[The task] Starting at the top of the records, output every line through the one that contains "(444,350) .. ([xshift=15pt]SV.south);", keeping each exactly as it appears.

--- begin Task inputs ---

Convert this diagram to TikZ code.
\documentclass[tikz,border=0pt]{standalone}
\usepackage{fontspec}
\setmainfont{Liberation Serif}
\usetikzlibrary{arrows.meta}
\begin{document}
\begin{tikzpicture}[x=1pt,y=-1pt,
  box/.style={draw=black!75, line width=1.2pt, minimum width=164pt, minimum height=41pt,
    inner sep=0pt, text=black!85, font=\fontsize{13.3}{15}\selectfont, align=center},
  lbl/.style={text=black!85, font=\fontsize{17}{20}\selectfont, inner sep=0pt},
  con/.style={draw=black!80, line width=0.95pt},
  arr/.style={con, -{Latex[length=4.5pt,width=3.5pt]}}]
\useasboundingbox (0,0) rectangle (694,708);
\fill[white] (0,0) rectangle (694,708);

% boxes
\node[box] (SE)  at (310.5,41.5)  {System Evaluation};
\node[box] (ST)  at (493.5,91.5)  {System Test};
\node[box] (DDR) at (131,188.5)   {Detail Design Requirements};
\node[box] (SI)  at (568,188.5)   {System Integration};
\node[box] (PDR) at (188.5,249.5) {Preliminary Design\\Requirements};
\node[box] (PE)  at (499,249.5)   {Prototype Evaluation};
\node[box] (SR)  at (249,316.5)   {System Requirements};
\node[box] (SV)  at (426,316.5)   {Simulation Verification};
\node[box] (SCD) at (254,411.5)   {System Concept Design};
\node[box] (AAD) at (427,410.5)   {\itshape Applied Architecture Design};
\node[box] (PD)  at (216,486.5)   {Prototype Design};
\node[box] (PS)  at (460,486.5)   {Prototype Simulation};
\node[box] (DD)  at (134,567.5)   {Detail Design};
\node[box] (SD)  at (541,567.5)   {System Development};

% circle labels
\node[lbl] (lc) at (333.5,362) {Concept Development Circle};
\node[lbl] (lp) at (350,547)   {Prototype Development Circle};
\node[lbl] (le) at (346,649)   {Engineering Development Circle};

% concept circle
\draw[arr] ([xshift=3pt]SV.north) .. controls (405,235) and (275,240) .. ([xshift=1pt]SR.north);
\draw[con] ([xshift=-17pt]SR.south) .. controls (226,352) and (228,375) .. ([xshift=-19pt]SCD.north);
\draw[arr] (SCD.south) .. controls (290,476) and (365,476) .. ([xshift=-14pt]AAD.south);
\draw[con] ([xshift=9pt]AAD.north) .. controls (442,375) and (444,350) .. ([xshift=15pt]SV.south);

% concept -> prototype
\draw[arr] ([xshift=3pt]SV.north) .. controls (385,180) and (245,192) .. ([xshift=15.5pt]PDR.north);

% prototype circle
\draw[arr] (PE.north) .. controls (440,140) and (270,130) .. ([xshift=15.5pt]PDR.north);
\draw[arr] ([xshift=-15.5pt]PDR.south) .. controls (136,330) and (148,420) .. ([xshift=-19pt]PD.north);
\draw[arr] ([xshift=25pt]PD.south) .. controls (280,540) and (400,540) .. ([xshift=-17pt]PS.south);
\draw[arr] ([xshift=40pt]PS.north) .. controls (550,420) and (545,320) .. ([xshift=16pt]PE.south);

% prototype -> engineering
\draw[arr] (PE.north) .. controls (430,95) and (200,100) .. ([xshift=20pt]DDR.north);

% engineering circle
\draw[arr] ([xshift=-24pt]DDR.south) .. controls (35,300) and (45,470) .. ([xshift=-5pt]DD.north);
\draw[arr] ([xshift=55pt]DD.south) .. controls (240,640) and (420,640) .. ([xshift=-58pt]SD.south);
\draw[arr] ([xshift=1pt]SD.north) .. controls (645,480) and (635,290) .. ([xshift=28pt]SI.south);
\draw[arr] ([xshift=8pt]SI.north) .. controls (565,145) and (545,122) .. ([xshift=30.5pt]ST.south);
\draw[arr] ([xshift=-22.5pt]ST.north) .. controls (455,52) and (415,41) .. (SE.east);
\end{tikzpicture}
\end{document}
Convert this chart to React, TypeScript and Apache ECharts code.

--- end Task inputs ---

[The output]
Convert this diagram to TikZ code.
\documentclass[tikz,border=0pt]{standalone}
\usepackage{fontspec}
\setmainfont{Liberation Serif}
\usetikzlibrary{arrows.meta}
\begin{document}
\begin{tikzpicture}[x=1pt,y=-1pt,
  box/.style={draw=black!75, line width=1.2pt, minimum width=164pt, minimum height=41pt,
    inner sep=0pt, text=black!85, font=\fontsize{13.3}{15}\selectfont, align=center},
  lbl/.style={text=black!85, font=\fontsize{17}{20}\selectfont, inner sep=0pt},
  con/.style={draw=black!80, line width=0.95pt},
  arr/.style={con, -{Latex[length=4.5pt,width=3.5pt]}}]
\useasboundingbox (0,0) rectangle (694,708);
\fill[white] (0,0) rectangle (694,708);

% boxes
\node[box] (SE)  at (310.5,41.5)  {System Evaluation};
\node[box] (ST)  at (493.5,91.5)  {System Test};
\node[box] (DDR) at (131,188.5)   {Detail Design Requirements};
\node[box] (SI)  at (568,188.5)   {System Integration};
\node[box] (PDR) at (188.5,249.5) {Preliminary Design\\Requirements};
\node[box] (PE)  at (499,249.5)   {Prototype Evaluation};
\node[box] (SR)  at (249,316.5)   {System Requirements};
\node[box] (SV)  at (426,316.5)   {Simulation Verification};
\node[box] (SCD) at (254,411.5)   {System Concept Design};
\node[box] (AAD) at (427,410.5)   {\itshape Applied Architecture Design};
\node[box] (PD)  at (216,486.5)   {Prototype Design};
\node[box] (PS)  at (460,486.5)   {Prototype Simulation};
\node[box] (DD)  at (134,567.5)   {Detail Design};
\node[box] (SD)  at (541,567.5)   {System Development};

% circle labels
\node[lbl] (lc) at (333.5,362) {Concept Development Circle};
\node[lbl] (lp) at (350,547)   {Prototype Development Circle};
\node[lbl] (le) at (346,649)   {Engineering Development Circle};

% concept circle
\draw[arr] ([xshift=3pt]SV.north) .. controls (405,235) and (275,240) .. ([xshift=1pt]SR.north);
\draw[con] ([xshift=-17pt]SR.south) .. controls (226,352) and (228,375) .. ([xshift=-19pt]SCD.north);
\draw[arr] (SCD.south) .. controls (290,476) and (365,476) .. ([xshift=-14pt]AAD.south);
\draw[con] ([xshift=9pt]AAD.north) .. controls (442,375) and (444,350) .. ([xshift=15pt]SV.south);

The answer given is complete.